- Exercise goal
Show each line that has the string "LaTeX" in it.

#### Information provided

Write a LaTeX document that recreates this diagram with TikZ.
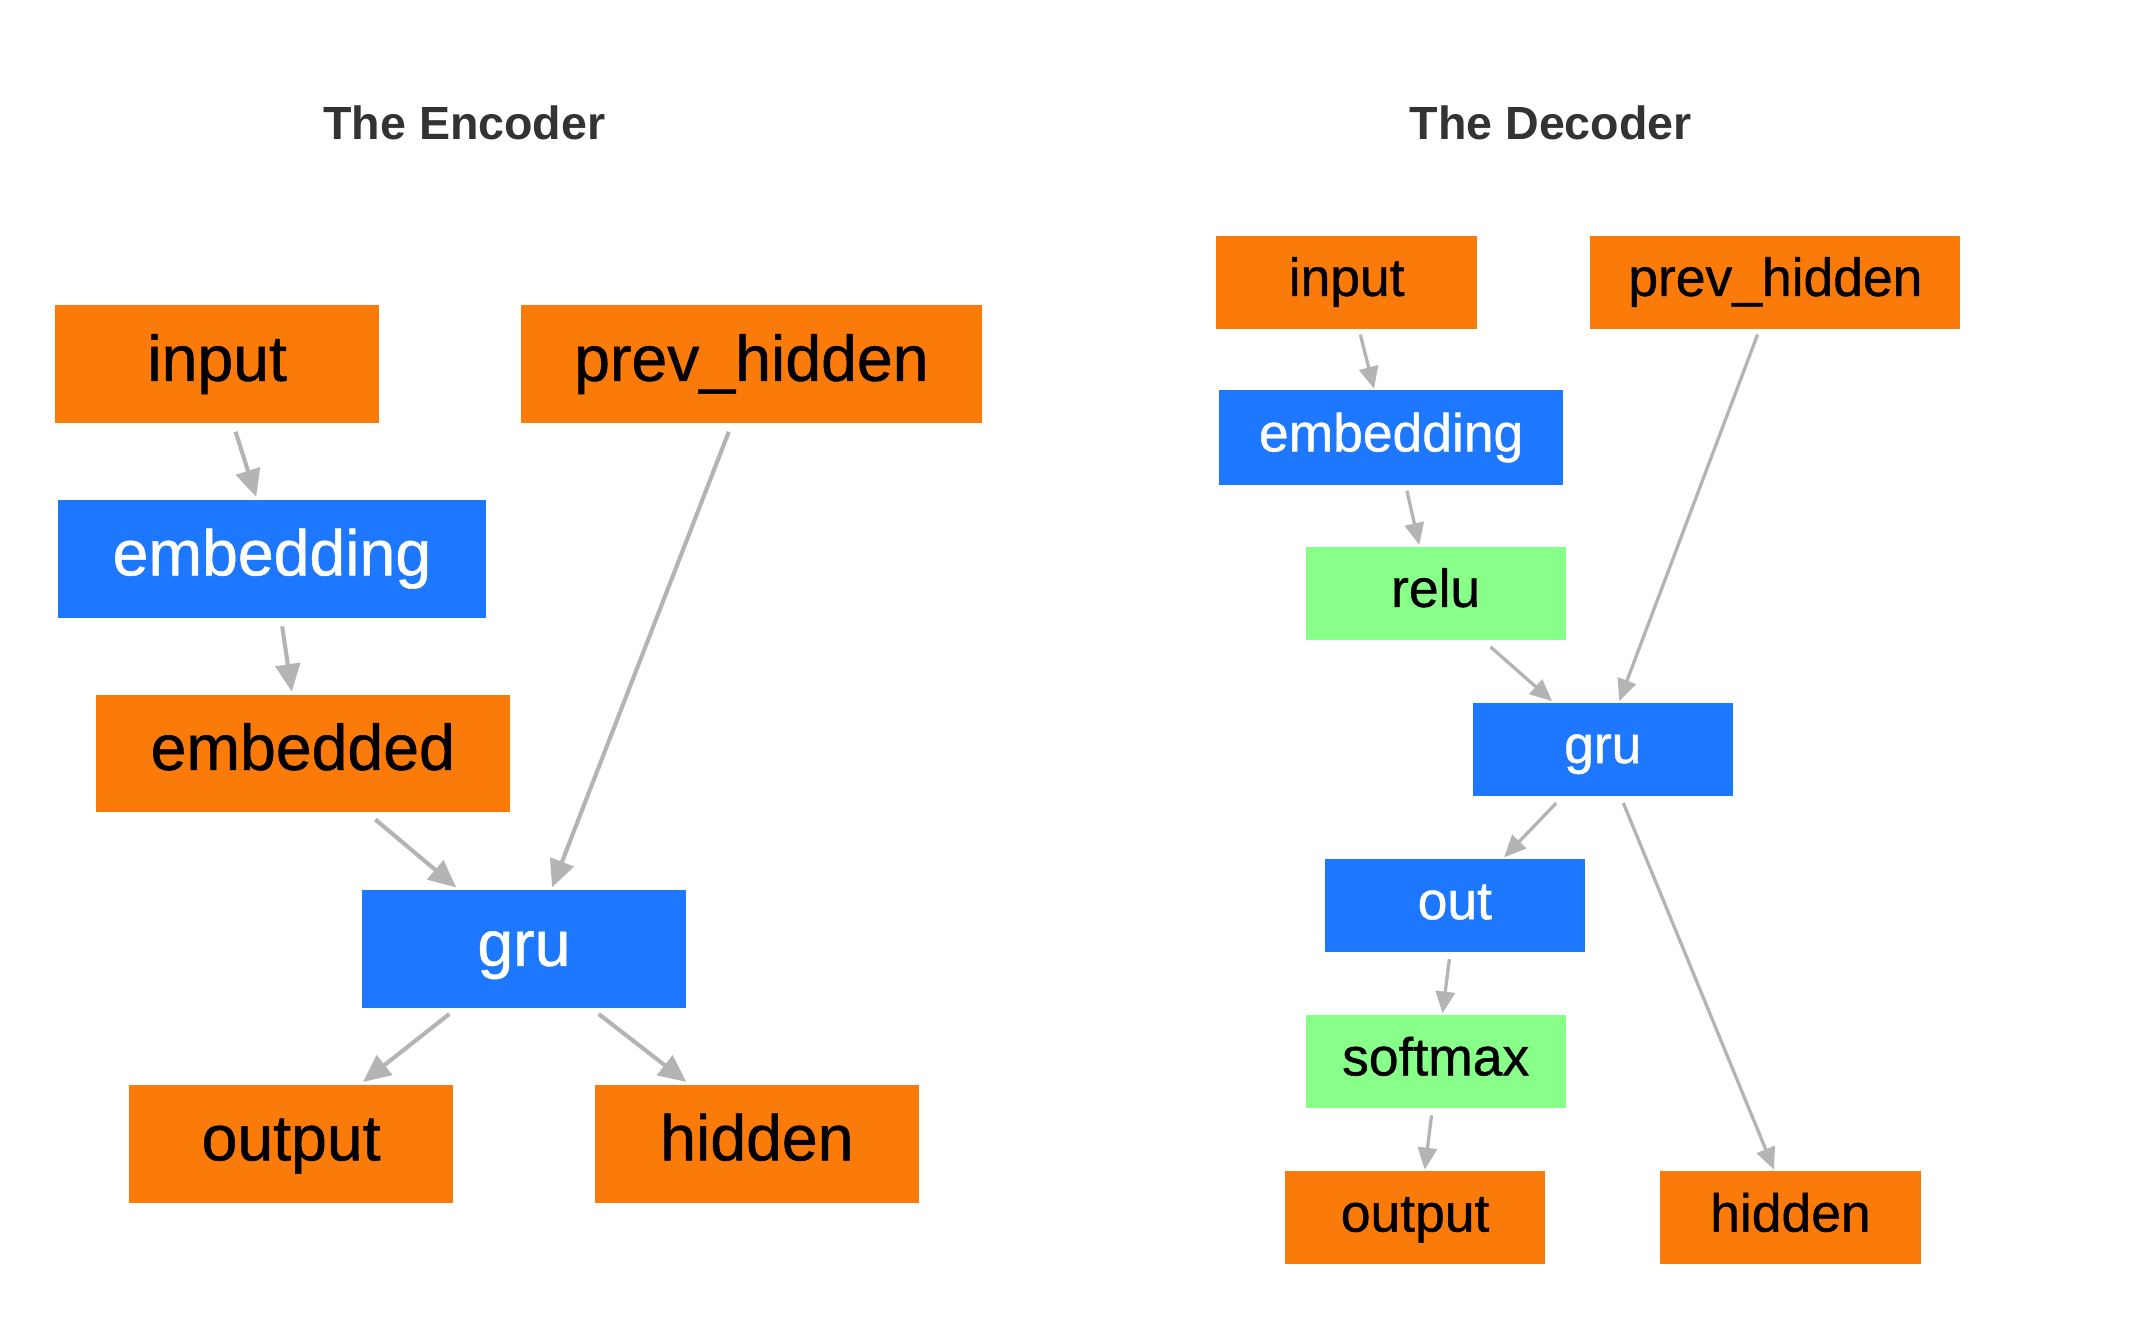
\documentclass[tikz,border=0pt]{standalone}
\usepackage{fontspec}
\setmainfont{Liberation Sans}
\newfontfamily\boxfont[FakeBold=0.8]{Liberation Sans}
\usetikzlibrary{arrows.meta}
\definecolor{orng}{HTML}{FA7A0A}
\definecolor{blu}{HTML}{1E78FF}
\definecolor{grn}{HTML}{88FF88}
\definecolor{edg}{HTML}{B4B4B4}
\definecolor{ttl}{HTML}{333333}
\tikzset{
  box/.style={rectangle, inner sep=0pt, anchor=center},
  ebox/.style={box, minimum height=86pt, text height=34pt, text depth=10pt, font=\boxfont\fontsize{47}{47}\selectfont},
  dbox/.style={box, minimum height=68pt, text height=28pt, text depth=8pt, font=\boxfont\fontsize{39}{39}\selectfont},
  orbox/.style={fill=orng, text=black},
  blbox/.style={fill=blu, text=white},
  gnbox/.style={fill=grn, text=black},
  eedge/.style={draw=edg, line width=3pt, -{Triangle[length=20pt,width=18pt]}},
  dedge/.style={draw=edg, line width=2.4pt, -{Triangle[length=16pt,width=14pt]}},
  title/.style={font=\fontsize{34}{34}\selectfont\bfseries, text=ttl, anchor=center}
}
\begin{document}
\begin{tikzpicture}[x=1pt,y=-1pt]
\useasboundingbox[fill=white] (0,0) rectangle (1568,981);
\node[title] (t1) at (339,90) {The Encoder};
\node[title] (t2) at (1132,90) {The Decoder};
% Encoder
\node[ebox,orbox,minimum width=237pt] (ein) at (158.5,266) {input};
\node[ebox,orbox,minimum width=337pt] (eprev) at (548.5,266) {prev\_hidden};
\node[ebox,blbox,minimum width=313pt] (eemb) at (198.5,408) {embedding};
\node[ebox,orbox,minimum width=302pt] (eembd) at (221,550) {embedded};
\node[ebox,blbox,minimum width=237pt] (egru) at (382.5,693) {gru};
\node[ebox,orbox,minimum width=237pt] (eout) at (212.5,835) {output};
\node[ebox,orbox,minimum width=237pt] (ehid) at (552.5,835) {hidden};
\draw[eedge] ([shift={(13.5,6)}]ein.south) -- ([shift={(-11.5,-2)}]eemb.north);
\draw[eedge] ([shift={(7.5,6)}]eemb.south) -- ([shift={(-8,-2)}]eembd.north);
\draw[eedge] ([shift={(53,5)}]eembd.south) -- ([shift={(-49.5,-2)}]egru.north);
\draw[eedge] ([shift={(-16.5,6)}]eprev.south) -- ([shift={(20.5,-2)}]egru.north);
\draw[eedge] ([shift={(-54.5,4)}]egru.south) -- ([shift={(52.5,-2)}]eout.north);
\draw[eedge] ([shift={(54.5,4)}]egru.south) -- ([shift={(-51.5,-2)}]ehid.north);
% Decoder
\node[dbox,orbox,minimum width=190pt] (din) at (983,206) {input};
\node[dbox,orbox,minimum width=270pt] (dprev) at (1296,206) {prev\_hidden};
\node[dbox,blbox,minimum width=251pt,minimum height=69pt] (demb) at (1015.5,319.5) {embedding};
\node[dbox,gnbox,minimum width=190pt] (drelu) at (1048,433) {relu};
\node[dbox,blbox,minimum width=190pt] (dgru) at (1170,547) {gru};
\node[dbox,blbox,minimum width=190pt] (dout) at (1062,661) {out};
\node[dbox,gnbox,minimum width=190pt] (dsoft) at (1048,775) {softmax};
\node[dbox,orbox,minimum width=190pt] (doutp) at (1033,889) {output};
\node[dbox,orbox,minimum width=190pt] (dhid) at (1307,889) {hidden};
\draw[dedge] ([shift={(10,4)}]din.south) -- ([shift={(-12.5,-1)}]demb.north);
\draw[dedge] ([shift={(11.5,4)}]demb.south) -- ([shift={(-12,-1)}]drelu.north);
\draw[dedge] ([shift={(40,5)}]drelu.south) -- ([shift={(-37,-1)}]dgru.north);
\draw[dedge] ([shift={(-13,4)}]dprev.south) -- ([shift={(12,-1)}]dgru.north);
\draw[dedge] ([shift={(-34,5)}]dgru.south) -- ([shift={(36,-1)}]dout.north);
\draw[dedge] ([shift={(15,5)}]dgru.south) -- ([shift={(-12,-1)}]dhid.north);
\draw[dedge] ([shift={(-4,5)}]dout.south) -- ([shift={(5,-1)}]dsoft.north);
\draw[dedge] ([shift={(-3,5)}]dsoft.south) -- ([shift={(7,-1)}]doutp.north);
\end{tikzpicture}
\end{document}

########
#### Information provided

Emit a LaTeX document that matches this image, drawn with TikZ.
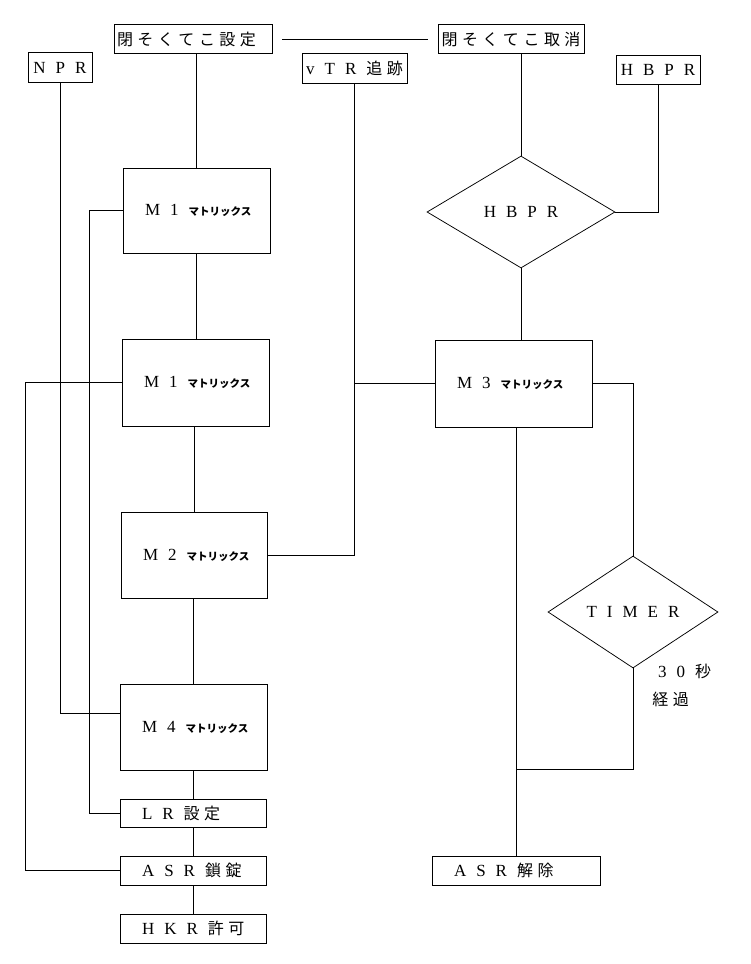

########

- Solved exercise
Write a LaTeX document that recreates this diagram with TikZ.
Emit a LaTeX document that matches this image, drawn with TikZ.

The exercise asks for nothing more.